Review: Weirds – Swarmculture

I first stumbled across this band in the best possible way for me; they were the support act at one of my favourite venues. This time in particular was in May last year at The Sunflower Lounge, Birmingham, supporting the mighty God Damn. They were one of those bands that didn’t just grab my attention but superglued it to the spot for the whole blistering set. So as you can imagine, I couldn’t wait to get stuck into this album.

Recorded with Matt Peel (Pulled Apart By Horses, Eagulls) and set for release by Alcopop! Records on 26th May, this Leeds “psyche-grunge” four-piece wanted to create a “dark, heavy, psychedelic record which still had the pop structure and hooks to make people dance”. I’d say they achieved all of this and more!

Album opener “Things That Crawl” is a massive number which lulls you in with a laid back psychedelic intro and is utterly ripped apart by a huge riff and swell of noise around one minute in. This track is just under six minutes of sheer head-banging joy and I’ll admit I listened to it repeatedly before hitting on the rest of the album.

“Valley of Vision”, the first single from Swarmculture with its deliciously dark accompanying video (see below), wastes no time kicking off with a full on hard rock sound which immediately gets my head nodding in approval again. Distorted punk-like vocals give this track the edge, melodic yet brutal in its delivery makes this another stand out track for me.

By the time “Old World Blues” hits my ears, this album has me completely in its grip and it’s showing no signs of letting go. Heavy, sludgy guitars compounded with anarchic drums and intermittent vocal screams leave me open-mouthed.
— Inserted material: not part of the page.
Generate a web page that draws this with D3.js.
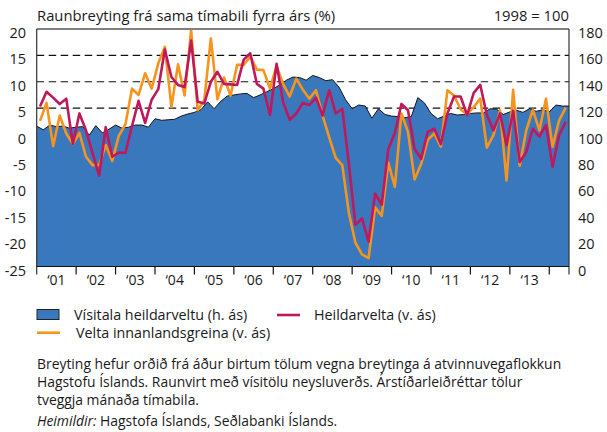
<!DOCTYPE html>
<html><head><meta charset="utf-8">
<script src="https://cdn.jsdelivr.net/npm/d3@7"></script>
<style>
body{margin:0;background:#fff;}
svg text{font-family:"Open Sans",Lato,sans-serif;fill:#1a1a1a;}
</style></head><body>
<svg id="c" width="607" height="432"></svg>
<script>
// ---- data ----
const startYear = 2001;
const endYear = 2014.5;
const yearLabels = ["‘01","‘02","‘03","‘04","‘05","‘06","‘07","‘08","‘09","‘10","‘11","‘12","‘13"];
const leftTicks = [-25,-20,-15,-10,-5,0,5,10,15,20];
const rightTicks = [0,20,40,60,80,100,120,140,160,180];
const gridValues = [5,10,15];

// Heildarvelta (v. ás), two-month periods from Jan–Feb 2001
const heildarvelta = [
 5.3, 8.1, 7.0, 5.8, 6.8,-1.8, 4.0, 0.8,-3.5,-7.8, 1.4,-4.2,
-3.4,-3.5, 1.6, 6.4, 2.2, 6.6, 8.6,16.1,10.9, 9.4, 9.0,17.8,
 6.2, 5.9,10.0,11.9, 9.6, 9.5, 9.4,14.2,15.4, 9.6, 8.7, 3.7,
13.4, 6.1, 2.8, 4.0, 6.0, 5.6, 7.0, 3.6, 8.4, 4.0, 4.9,-5.5,
-17.1,-15.9,-20.3,-11.2,-13.3,-2.8, 0.3, 5.8, 4.6,-2.7,-4.6, 0.5,
 1.1,-1.8, 4.0, 7.2, 7.2, 3.7, 7.9, 9.4, 3.7, 0.8, 4.0,-2.0,
 4.5,-5.2,-3.3, 1.1,-0.4, 1.8,-6.1,-0.1, 2.4];

// Velta innanlandsgreina (v. ás)
const veltaInnanlands = [
 2.6, 6.0,-2.2, 3.6, 0.2,-1.8, 0.3,-4.2,-5.8,-5.8,-2.0,-5.0,
-0.2, 1.9, 8.7, 7.5,11.6, 8.7,13.5,16.6, 5.2,13.3, 7.4,19.8,
 4.6, 6.5,18.2, 6.7,10.8, 7.4,13.2,13.2,14.8,12.3,12.2, 8.7,
13.0, 9.6, 7.2,10.6, 8.5, 6.8, 8.4, 3.6,-0.5,-4.4,-5.8,-14.8,
-20.5,-22.7,-23.4,-13.8,-15.4,-5.3,-9.9, 4.0, 0.5,-8.5,-5.6,-1.0,
 0.2,-2.3, 8.4, 7.4, 4.8, 3.8, 5.2, 6.8,-2.5,-0.1, 4.6,-8.7,
 8.5,-5.9, 0.8, 4.7, 0.8, 6.8,-2.3, 2.7, 5.1];

// Vísitala heildarveltu (h. ás), 1998 = 100, sampled every two months from Jan 2001
const visitala = [
106.4,103.6,107.2,106.0,106.4,104.8,105.6,106.0, 99.6,106.8,101.2,104.0,
107.2,104.8,105.6,107.2,107.2,105.6,112.0,110.8,111.2,111.6,114.0,115.6,
116.8,118.8,124.8,119.6,125.2,129.2,130.0,130.8,131.2,128.0,130.0,132.4,
134.8,137.6,141.2,143.6,143.2,141.2,144.8,143.2,140.8,141.6,136.0,126.4,
119.6,122.4,121.6,112.4,119.6,115.2,114.0,113.6,112.8,113.6,128.0,124.0,
116.0,112.0,114.0,116.0,114.8,115.2,116.0,116.4,116.4,119.6,119.2,115.2,
117.2,118.4,116.8,119.6,117.6,118.8,117.2,122.4,121.6,121.6];

// ---- chart ----
const svg = d3.select("#c");
const L = 36.7, R = 569, T = 29, B = 266.5;
const x = d3.scaleLinear().domain([startYear, endYear]).range([L, R]);
const yL = d3.scaleLinear().domain([-25, 20]).range([B, T]);
const yR = d3.scaleLinear().domain([0, 180]).range([B, T]);

const lineDate = i => startYear + (2*i + 1)/12;
const areaDate = k => startYear + k/6;

// gridlines
svg.append("g").selectAll("line").data(gridValues).join("line")
  .attr("x1", L).attr("x2", R)
  .attr("y1", d => yL(d)).attr("y2", d => yL(d))
  .attr("stroke", "#111").attr("stroke-width", 1.1)
  .attr("stroke-dasharray", "7.5,4.5");

// area
const areaData = visitala.map((v,k) => ({t: areaDate(k), v}));
svg.append("path").datum(areaData)
  .attr("d", d3.area().x(d => x(d.t)).y0(yR(0)).y1(d => yR(d.v)))
  .attr("fill", "#3a78bd");
svg.append("path").datum(areaData)
  .attr("d", d3.line().x(d => x(d.t)).y(d => yR(d.v)))
  .attr("fill", "none").attr("stroke", "#151515").attr("stroke-width", 1);

// lines
const lineGen = d3.line().x(d => x(d.t)).y(d => yL(d.v)).curve(d3.curveLinear);
svg.append("path").datum(veltaInnanlands.map((v,i) => ({t: lineDate(i), v})))
  .attr("d", lineGen).attr("fill", "none")
  .attr("stroke", "#f7941d").attr("stroke-width", 2.6).attr("stroke-linejoin", "round");
svg.append("path").datum(heildarvelta.map((v,i) => ({t: lineDate(i), v})))
  .attr("d", lineGen).attr("fill", "none")
  .attr("stroke", "#c0185c").attr("stroke-width", 2.6).attr("stroke-linejoin", "round");

// frame
svg.append("line").attr("x1", L).attr("x2", R).attr("y1", T).attr("y2", T)
  .attr("stroke", "#808080").attr("stroke-width", 2);
svg.append("line").attr("x1", L).attr("x2", L).attr("y1", T).attr("y2", B + 8)
  .attr("stroke", "#333").attr("stroke-width", 1.2);
svg.append("line").attr("x1", R).attr("x2", R).attr("y1", T).attr("y2", B + 8)
  .attr("stroke", "#333").attr("stroke-width", 1.2);
svg.append("line").attr("x1", L).attr("x2", R).attr("y1", B).attr("y2", B)
  .attr("stroke", "#111").attr("stroke-width", 1.2);

// x axis ticks & labels
const yearTicks = d3.range(startYear + 1, 2015);
svg.append("g").selectAll("line").data(yearTicks).join("line")
  .attr("x1", d => x(d)).attr("x2", d => x(d))
  .attr("y1", B).attr("y2", B + 8)
  .attr("stroke", "#111").attr("stroke-width", 1.2);
svg.append("g").selectAll("text").data(yearLabels).join("text")
  .attr("x", (d,i) => x(startYear + i + 0.5)).attr("y", B + 18)
  .attr("text-anchor", "middle").attr("font-size", 14).text(d => d);

// y labels
svg.append("g").selectAll("text").data(leftTicks).join("text")
  .attr("x", 26).attr("y", d => yL(d) + 9)
  .attr("text-anchor", "end").attr("font-size", 14.5).text(d => d);
svg.append("g").selectAll("text").data(rightTicks).join("text")
  .attr("x", 578).attr("y", d => yR(d) + 9)
  .attr("text-anchor", "start").attr("font-size", 14.5).text(d => d);

// titles
svg.append("text").attr("x", 37).attr("y", 20.5).attr("font-size", 14.8)
  .text("Raunbreyting frá sama tímabili fyrra árs (%)");
svg.append("text").attr("x", 569).attr("y", 20.5).attr("font-size", 14.8)
  .attr("text-anchor", "end").text("1998 = 100");

// legend
svg.append("rect").attr("x", 37).attr("y", 309.5).attr("width", 22).attr("height", 10)
  .attr("fill", "#3a78bd").attr("stroke", "#222").attr("stroke-width", 1);
svg.append("text").attr("x", 74).attr("y", 320).attr("font-size", 14.3)
  .text("Vísitala heildarveltu (h. ás)");
svg.append("line").attr("x1", 277).attr("x2", 300).attr("y1", 315).attr("y2", 315)
  .attr("stroke", "#c0185c").attr("stroke-width", 2.6);
svg.append("text").attr("x", 314).attr("y", 320).attr("font-size", 14.3)
  .text("Heildarvelta (v. ás)");
svg.append("line").attr("x1", 37).attr("x2", 60).attr("y1", 332.7).attr("y2", 332.7)
  .attr("stroke", "#f7941d").attr("stroke-width", 2.6);
svg.append("text").attr("x", 76).attr("y", 338).attr("font-size", 14.3)
  .text("Velta innanlandsgreina (v. ás)");

// footnote
const notes = [
  "Breyting hefur orðið frá áður birtum tölum vegna breytinga á atvinnuvegaflokkun",
  "Hagstofu Íslands. Raunvirt með vísitölu neysluverðs. Árstíðarleiðréttar tölur",
  "tveggja mánaða tímabila."
];
svg.append("g").selectAll("text").data(notes).join("text")
  .attr("x", 37).attr("y", (d,i) => 369 + i*18).attr("font-size", 13.9).text(d => d);
const src = svg.append("text").attr("x", 37).attr("y", 426).attr("font-size", 13.9);
src.append("tspan").attr("font-style", "italic").text("Heimildir:");
src.append("tspan").text(" Hagstofa Íslands, Seðlabanki Íslands.");
</script>
</body></html>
This track highlights the incredible level of musicianship being played out here; along with a sublime production which emphasises the depth and intensity of sound.

What I love about this album is the journey it takes you on, not only does every song twist and turn as it plays out but every track is a different and surprising delight to the one before. What Weirds do extremely well here is just be themselves; they’re not trying to fit into any particular genre or produce a specific sounding album. Hard garage-rock and grunge numbers intertwine beautifully with psychedelic soundscapes. “Black Desert” is a prime example of this as the album switches in a completely different direction, the keys add trippy sound waves which are infused with a heavy rock chorus – divine.

“Phantom” (second release from the album) is groove-laden and if you’re not already up and dancing, this is the track that’s gonna drag you up. Distorted guitars and feedback give this a real shoegaze sound. “Weird Sun” gives us six minutes of utter aural bliss. If there were a track to define Weirds, I’d say this was it because there is no definition. Try throwing some garage-rock with a psychedelic bass, fuzz-filled heavy riffs, thunderous drumming, dark stirring vocals and a cluster of effect pedals into a blender and you get this “super massive” post-punk smoothie. I’m aghast.

Flipping the album on it’s head once more comes the chilled, psyche-rock number “Crows” followed by the gorgeous “Salamander’s Sister” which yet again (just as you think you’ve sussed the sound) lets out a killer riff and provides a complete head mash. “Tunnelling” maintains this laid back pace initially then builds the layers of sound until you’re completely absorbed by this astral number.

Talk about saving the best ’til last: “Past Life” comes at you with an intense flood of sound, instantly drenched in heavy riffs and filthy bass grooves, Weirds have you completely under their control and there’s no escape – but who wants to? An incredible debut album whatever genre you’re in to. I can’t wait to hear these tracks played live in a couple of weeks at Camden Rocks. But if you can’t wait ’til then, their nine-date UK tour starts 31st May at Gullivers, Manchester.